Prevailing Wages Law & Legal Definition


Prevailing wages is a term used in a legislative effort to provideorganized labor a fair chance to bid for government contracts. Federal law requires all employers engaged in the performance of federal contracts to pay "prevailing" wages to their workers. This ensures that nonunion employers cannot gain an unfair bidding advantage by paying wages far below the union rate and passing the savings on to the government in lower bids. A prevailing wage is a rate of pay determined by the U.S. Department of Labor based upon the particular geographic area for a given class of labor and type of project.
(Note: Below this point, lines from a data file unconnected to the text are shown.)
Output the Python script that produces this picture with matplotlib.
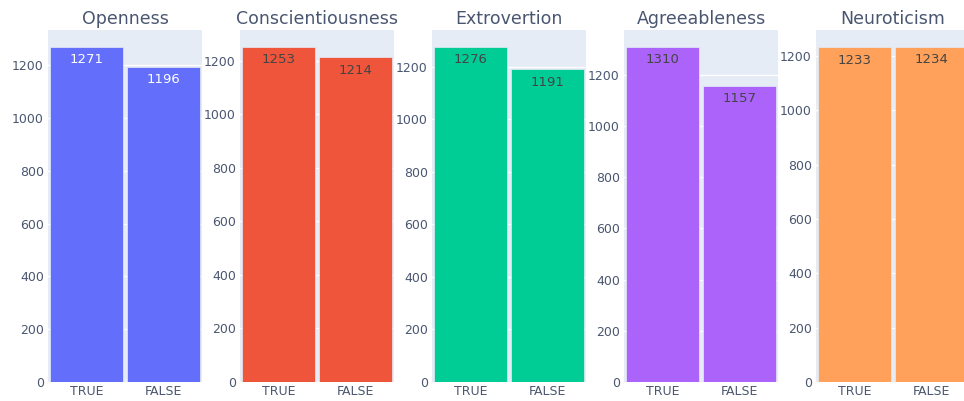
import matplotlib
matplotlib.use("Agg")
import matplotlib.pyplot as plt

traits = ["Openness", "Conscientiousness", "Extrovertion", "Agreeableness", "Neuroticism"]
categories = ["TRUE", "FALSE"]
true_counts = [1271, 1253, 1276, 1310, 1233]
false_counts = [1196, 1214, 1191, 1157, 1234]
colors = ["#636EFA", "#EF553B", "#00CC96", "#AB63FA", "#FFA15A"]
text_colors = ["white", "#444444", "#444444", "#444444", "#444444"]

plt.rcParams['font.family'] = ['DejaVu Sans']

W, H = 964, 401
fig = plt.figure(figsize=(W / 100, H / 100), dpi=100)
fig.patch.set_facecolor("white")

ax_left0 = 48
ax_w = 154
step = 192
ax_top = 30
ax_bot = 382

for i, trait in enumerate(traits):
    left = ax_left0 + i * step
    ax = fig.add_axes([left / W, 1 - ax_bot / H, ax_w / W, (ax_bot - ax_top) / H])
    ax.set_facecolor("#E5ECF6")
    vals = [true_counts[i], false_counts[i]]
    ymax = max(vals) * 1.05
    ax.set_ylim(0, ymax)
    ax.set_xlim(-0.5, 1.5)
    ax.set_yticks(range(0, int(ymax) + 1, 200))
    ax.yaxis.grid(True, color="white", linewidth=1)
    ax.set_axisbelow(True)
    bars = ax.bar(range(len(categories)), vals, width=0.95, color=colors[i],
                  edgecolor="#E5ECF6", linewidth=0.5)
    for b, v in zip(bars, vals):
        ax.annotate(str(v), (b.get_x() + b.get_width() / 2, v), xytext=(0, -13),
                    textcoords="offset pixels", ha="center", va="center",
                    fontsize=9.5, color=text_colors[i])
    ax.set_xticks(range(len(categories)))
    ax.set_xticklabels(categories)
    for s in ax.spines.values():
        s.set_visible(False)
    ax.tick_params(axis="both", length=0, colors="#4a5670", labelsize=9)
    ax.tick_params(axis="y", pad=3)
    ax.tick_params(axis="x", pad=2)
    ax.set_title(trait, fontsize=12.5, color="#4a5670", pad=4)

fig.savefig("out.png", dpi=100, facecolor="white")
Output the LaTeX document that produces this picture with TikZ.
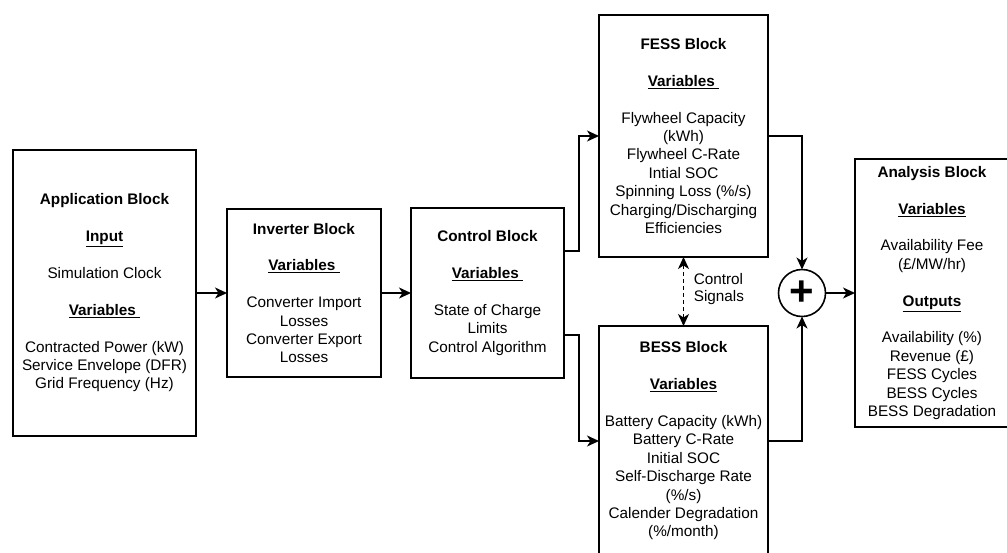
\documentclass[tikz,border=0pt]{standalone}
\usepackage{fontspec}
\setmainfont{Liberation Sans}
\usetikzlibrary{arrows.meta}

\newcommand\blkhead[1]{\textbf{#1}}
\newcommand\blksect[1]{\underline{\textbf{#1}\ }}
\newcommand\blkund[1]{\underline{\textbf{#1}}}
\newcommand\gap{\\[18.4pt]}

\begin{document}
\begin{tikzpicture}[x=1pt,y=-1pt,
  >={Stealth[length=12pt,width=11pt,inset=3.5pt]},line width=1.6pt,
  block/.style={draw,rectangle,align=center,inner sep=0pt,outer sep=0pt,font=\fontsize{15.3}{18.4}\selectfont},
  sum/.style={draw,circle,minimum size=47pt,inner sep=0pt,outer sep=0pt,font=\fontsize{42}{42}\selectfont\bfseries},
  lbl/.style={align=left,inner sep=0pt,font=\fontsize{15.3}{17.5}\selectfont}]
      \useasboundingbox (0,0) rectangle (1007,552);

     \node [block,minimum width=183pt,minimum height=286pt] (app) at (104.5,293)
       {\blkhead{Application Block}\gap \blkund{Input}\gap Simulation Clock\gap
        \blksect{Variables}\gap Contracted Power (kW)\\ Service Envelope (DFR)\\ Grid Frequency (Hz)};
     \node [block,minimum width=154pt,minimum height=168pt] (inv) at (304,293)
       {\blkhead{Inverter Block}\gap \blksect{Variables}\gap Converter Import\\ Losses\\
        Converter Export\\ Losses};
     \node [block,minimum width=153pt,minimum height=170pt] (ctrl) at (487.5,293)
       {\blkhead{Control Block}\gap \blksect{Variables}\gap State of Charge\\ Limits\\
        Control Algorithm};
     \node [block,minimum width=169pt,minimum height=242pt] (fess) at (683.5,136)
       {\blkhead{FESS Block}\gap \blksect{Variables}\gap Flywheel Capacity\\ (kWh)\\
        Flywheel C-Rate\\ Intial SOC\\ Spinning Loss (\%/s)\\ Charging/Discharging\\ Efficiencies};
     \node [block,minimum width=169pt,minimum height=230pt] (bess) at (683.5,441)
       {\blkhead{BESS Block}\gap \blkund{Variables}\gap Battery Capacity (kWh)\\
        Battery C-Rate\\ Initial SOC\\ Self-Discharge Rate\\ (\%/s)\\
        Calender Degradation\\ (\%/month)};
     \node [sum] (add) at (802,293) {+};
     \node [block,minimum width=154pt,minimum height=268pt] (ana) at (932,293)
       {\blkhead{Analysis Block}\gap \blkund{Variables}\gap Availability Fee\\ (£/MW/hr)\gap
        \blkund{Outputs}\gap Availability (\%)\\ Revenue (£)\\ FESS Cycles\\ BESS Cycles\\
        BESS Degradation};
     \node [lbl,anchor=west] (sig) at (693,289) {Control\\Signals};

     \draw [->] (app) -- (inv);
     \draw [->] (inv) -- (ctrl);
     \draw [->] ([yshift=42pt]ctrl.east) -- ++(15,0) |- (fess.west);
     \draw [->] ([yshift=-42pt]ctrl.east) -- ++(15,0) |- (bess.west);
     \draw [->] (fess.east) -| (add.north);
     \draw [->] (bess.east) -| (add.south);
     \draw [->] (add) -- (ana);
     \draw [<->,dash pattern=on 4pt off 3pt] (fess) -- (bess);

  \end{tikzpicture}
\end{document}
The Davis-Bacon Act, the McNamara-O'Hara Service Contract Act, and the Walsh-Healy Act are the primary laws governing federally funded construction projects in the private sector.

The Davis-Bacon Act requires that all contractors and subcontractors performing on federal contracts (and contractors or subcontractors performing on federally assisted contracts under the related Acts) in excess of $2,000 pay their laborers and mechanics not less than the prevailing wage rates and fringe benefits (as determined by the Secretary of Labor) for corresponding classes of laborers and mechanics employed on similar projects in the area.The Wage and Hour Division of the U.S. Department of Labor determines prevailing wage rates to be paid on federally funded or assisted construction projects. It is the responsibility of the federal agency that funds or financially assists Davis-Bacon covered construction projects to ensure that the proper Davis-Bacon wage determination(s) is/are applied to such construction contracts.